The taxpayers argued otherwise. The issue became more involved, because the income arose from a partnership that was involved in a second-tier partnership.
The court held that the IRS had to review the second-tier partnership's information returns. Because the 25% threshold had not been reached even after that extended examination, the court rejected the IRS' arguments and found for the taxpayers. The IRS had to close the books on the situation.
On the carpet
over carpet cost
* The U.S. Tax Court has sustained penalties and agreed with the IRS' disallowance of a sole practitioner's various tax deductions and expenses, including claims that he contended were related to his law practice.
Richard Haeder and his wife included various Schedule C deductions on their income tax returns over five years.
As a result of an audit, the IRS disallowed Mr. Haeder's deductions for wages paid to his wife and the annual IRA deductions that he transferred into her personal account.
The IRS also disallowed deductions for medical plan expenses, legal and professional fees, travel, meals and entertainment expenses, a bad debt and repairs to an Oriental rug.
The IRS determined that the couple failed to report prize income and additional business income for one year and that they overstated their dividend income.
Tax Court Judge L. Paige Marvel sustained the IRS' determinations, including penalties.

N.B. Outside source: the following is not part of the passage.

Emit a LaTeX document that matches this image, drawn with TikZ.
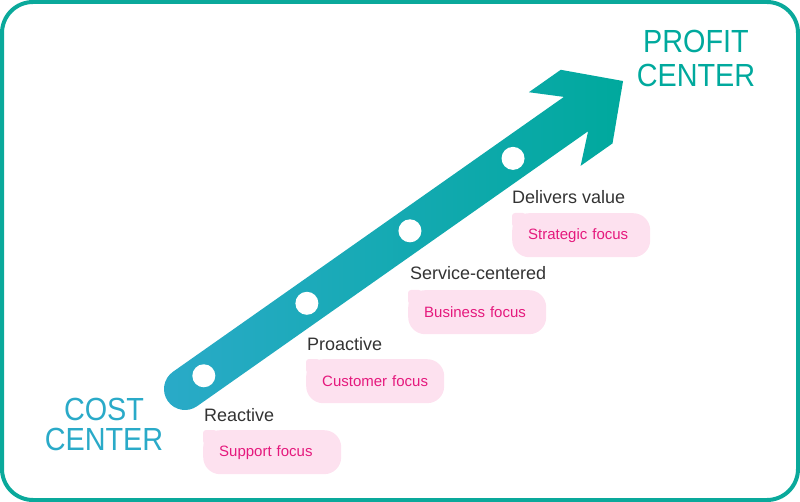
\documentclass[tikz,border=0pt]{standalone}
\usepackage{fontspec}
\setmainfont{Liberation Sans}
\newfontfamily\bigfont[FakeStretch=0.9]{Liberation Sans}
\definecolor{teal1}{HTML}{00A99D}
\definecolor{blue1}{HTML}{2AAAC8}
\definecolor{framecol}{HTML}{0AA99B}
\definecolor{pinkfill}{HTML}{FDE1EF}
\definecolor{pinktext}{HTML}{E5197D}
\definecolor{darktext}{HTML}{333333}
\begin{document}
\begin{tikzpicture}[x=1pt,y=1pt,
  bigtext/.style={font=\bigfont\fontsize{32}{32}\selectfont, inner sep=0pt, anchor=base},
  steplabel/.style={font=\fontsize{18}{18}\selectfont, text=darktext, inner sep=0pt, anchor=base west},
  focusbox/.style={fill=pinkfill, rounded corners=17pt, text=pinktext, font=\fontsize{15}{15}\selectfont, text width=106pt, inner xsep=16pt, inner ysep=0pt, minimum height=44pt, align=left, anchor=north west},
  stepdot/.style={circle, fill=white, minimum size=23pt, inner sep=0pt}
]
\useasboundingbox (0,0) rectangle (800,-502);
\draw[framecol, line width=4pt, rounded corners=31pt] (2,-2) rectangle (798,-500);

% arrow
\begin{scope}[shift={(185,-389)}, rotate=35.11]
\shade[left color=blue1, right color=teal1]
  (0,21) -- (478,21) -- (452,45) -- (491,45) -- (535.5,0) -- (491,-45) -- (452,-45) -- (478,-21) -- (0,-21)
  arc[start angle=-90, end angle=-270, radius=21] -- cycle;
\foreach \d/\n in {23/d1,149/d2,275/d3,401/d4}
  \node[stepdot] (\n) at (\d,0) {};
\end{scope}

% big labels
\node[bigtext, text=teal1] (profit1) at (696,-53) {PROFIT};
\node[bigtext, text=teal1] (profit2) at (696,-87) {CENTER};
\node[bigtext, text=blue1] (cost1) at (104,-420) {COST};
\node[bigtext, text=blue1] (cost2) at (104,-450) {CENTER};

% steps
\node[steplabel] (l1) at (204,-421.5) {Reactive};
\node[focusbox] (b1) at (203,-430) {Support focus};
\fill[pinkfill, rounded corners=3pt] (b1.north west) rectangle ++(14,-14);

\node[steplabel] (l2) at (307,-350) {Proactive};
\node[focusbox] (b2) at (306,-359) {Customer focus};
\fill[pinkfill, rounded corners=3pt] (b2.north west) rectangle ++(14,-14);

\node[steplabel] (l3) at (410,-280) {Service-centered};
\node[focusbox] (b3) at (408,-290) {Business focus};
\fill[pinkfill, rounded corners=3pt] (b3.north west) rectangle ++(14,-14);

\node[steplabel] (l4) at (512,-204) {Delivers value};
\node[focusbox] (b4) at (512,-213) {Strategic focus};
\fill[pinkfill, rounded corners=3pt] (b4.north west) rectangle ++(14,-14);
\end{tikzpicture}
\end{document}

Specifically, the court held that the Haeders failed to show that Mrs. Haeder had provided any services as an employee.
It also found that the medical expenses and also the IRA deductions claimed in her name were in fact personal expenses.

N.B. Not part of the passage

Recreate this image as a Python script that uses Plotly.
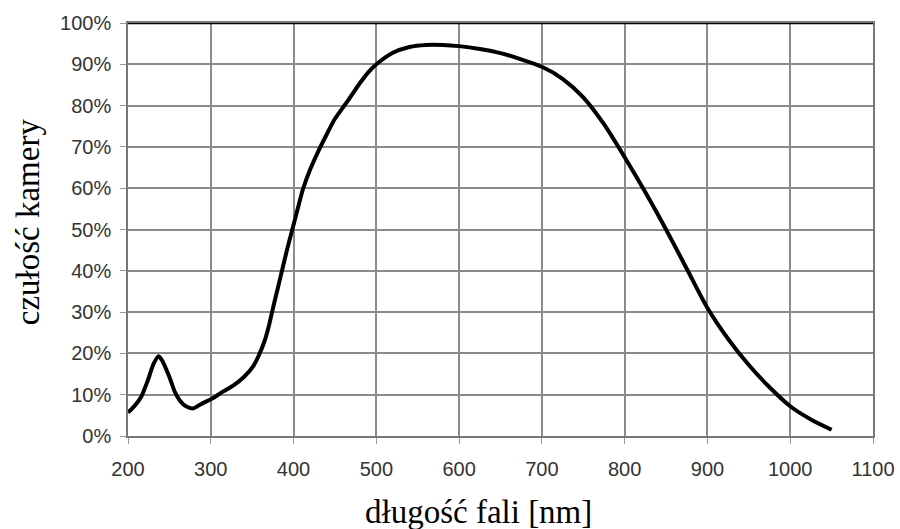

According to the court, the Haeders failed to substantiate the legal and professional fees for Mr. Haeder's law practice, and they failed to substantiate expense deductions for travel, meal and entertainment.

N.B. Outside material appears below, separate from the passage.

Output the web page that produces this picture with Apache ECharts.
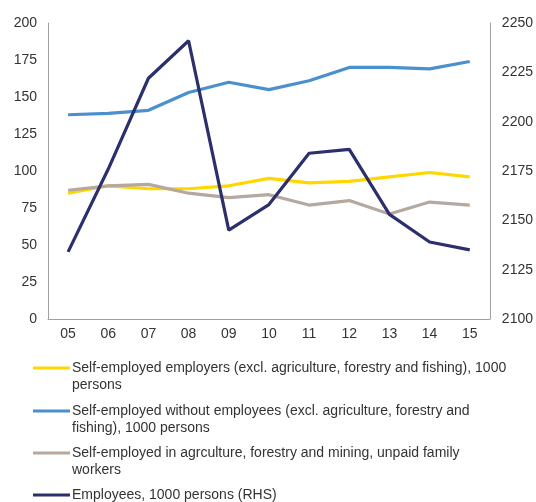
<!DOCTYPE html>
<html><head><meta charset="utf-8">
<script src="https://cdn.jsdelivr.net/npm/echarts@6/dist/echarts.min.js"></script>
<style>html,body{margin:0;padding:0;background:#fff}#c{width:536px;height:502px}</style>
</head><body><div id="c"></div>
<script>
const categories = ['05','06','07','08','09','10','11','12','13','14','15'];
const employers = [85, 90, 88, 88, 90, 95, 92, 93, 96, 99, 96];
const withoutEmployees = [138, 139, 141, 153, 160, 155, 161, 170, 170, 169, 174];
const agriculture = [87, 90, 91, 85, 82, 84, 77, 80, 71, 79, 77];
const employeesRHS = [2134, 2176, 2222, 2241, 2145, 2158, 2184, 2186, 2153, 2139, 2135];
const seriesNames = [
  'Self-employed employers (excl. agriculture, forestry and fishing), 1000\npersons',
  'Self-employed without employees (excl. agriculture, forestry and\nfishing), 1000 persons',
  'Self-employed in agrculture, forestry and mining, unpaid family\nworkers',
  'Employees, 1000 persons (RHS)'
];
const colors = ['#FFD700', '#4A90CF', '#B5A89E', '#2B2F6B'];
const font = 'Liberation Sans, Arial, sans-serif';

const chart = echarts.init(document.getElementById('c'), null, {renderer: 'canvas'});
const legendTops = [368, 411, 453, 495];
const graphics = [];
seriesNames.forEach((n, i) => {
  graphics.push({type: 'line', shape: {x1: 33, y1: legendTops[i], x2: 70, y2: legendTops[i]}, style: {stroke: colors[i], lineWidth: 3}});
  graphics.push({type: 'text', x: 72, y: legendTops[i] - 8.5, style: {text: n, fill: '#333', font: '14px ' + font, lineHeight: 17, textVerticalAlign: 'top', verticalAlign: 'top'}});
});
const mk = (name, data, i, yIdx) => ({
  name, type: 'line', data, yAxisIndex: yIdx, symbol: 'none', smooth: false,
  lineStyle: {color: colors[i], width: 3.2}, itemStyle: {color: colors[i]}, z: 2 + i
});
chart.setOption({
  animation: false,
  textStyle: {fontFamily: font},
  grid: {left: 48, right: 46, top: 23, bottom: 183},
  xAxis: {
    type: 'category', data: categories, boundaryGap: true,
    axisLine: {lineStyle: {color: '#a0a0a0', width: 1}}, axisTick: {show: false},
    axisLabel: {color: '#333', fontSize: 14, margin: 8, fontFamily: font}
  },
  yAxis: [
    {type: 'value', min: 0, max: 200, interval: 25, splitLine: {show: false},
     axisLine: {show: true, lineStyle: {color: '#a0a0a0'}}, axisTick: {show: false},
     axisLabel: {color: '#333', fontSize: 14, margin: 11, fontFamily: font}},
    {type: 'value', min: 2100, max: 2250, interval: 25, position: 'right', splitLine: {show: false},
     axisLine: {show: true, lineStyle: {color: '#a0a0a0'}}, axisTick: {show: false},
     axisLabel: {color: '#333', fontSize: 14, margin: 12, fontFamily: font, formatter: v => String(v)}}
  ],
  series: [
    mk(seriesNames[0], employers, 0, 0),
    mk(seriesNames[1], withoutEmployees, 1, 0),
    mk(seriesNames[2], agriculture, 2, 0),
    mk(seriesNames[3], employeesRHS, 3, 1)
  ],
  graphic: graphics
});
</script></body></html>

The court held that the IRS properly disallowed Mr. Haeder's bad-debt deduction because he couldn't show that the debt arose from a true debtor-creditor relationship.
Finally, Mr. Haeder failed to substantiate the rug repair costs or that the repair was an ordinary and necessary business expense. The court sustained the remaining IRS determinations and upheld the imposition of penalties and additions to tax.
Cite: Richard Haeder, et ux., v. Commissioner, T.C. Memo 2001-7
A voice of dissent
to tax-haven purge
* The Department of Treasury, under both Republican and Democratic presidents, has long waged war against "tax havens."
And the IRS has for years waged its own war against banking secrecy laws in many of those tax havens.
In fact, the IRS is in the midst of a campaign to root out overseas trusts that attempt to evade U.S. taxes by basing their operations in tax havens.
Recently, however, Sen. Don Nickles, R-Okla., wrote a letter to Treasury Secretary Paul O'Neill urging him to reconsider the government's support for the Organi-
zation for Economic Cooperation and Development's project against harmful tax competition.
In his Feb. 6 letter, Mr. Nickles, a member of the Senate Finance Committee, said that the OECD's harmful-tax-competition project "pressures" low-tax nations to change their tax and financial privacy policies or face financial protectionism from OECD nations.
"I believe that it is contrary to America's economic interests to restrict tax competition, a phenomenon that keeps politicians in check and enhances economic growth," he wrote.
Mr. Nickles, a senior lawmaker and assistant majority leader of the Senate, also serves on the Senate's budget committee and its rules committee.
Other lawmakers who have openly questioned U.S. support for the OECD campaign include House Majority Leader Richard K. Armey, R-Texas, and Rep. Sam Johnson, R-Texas, who is a member of the House Ways and Means Committee.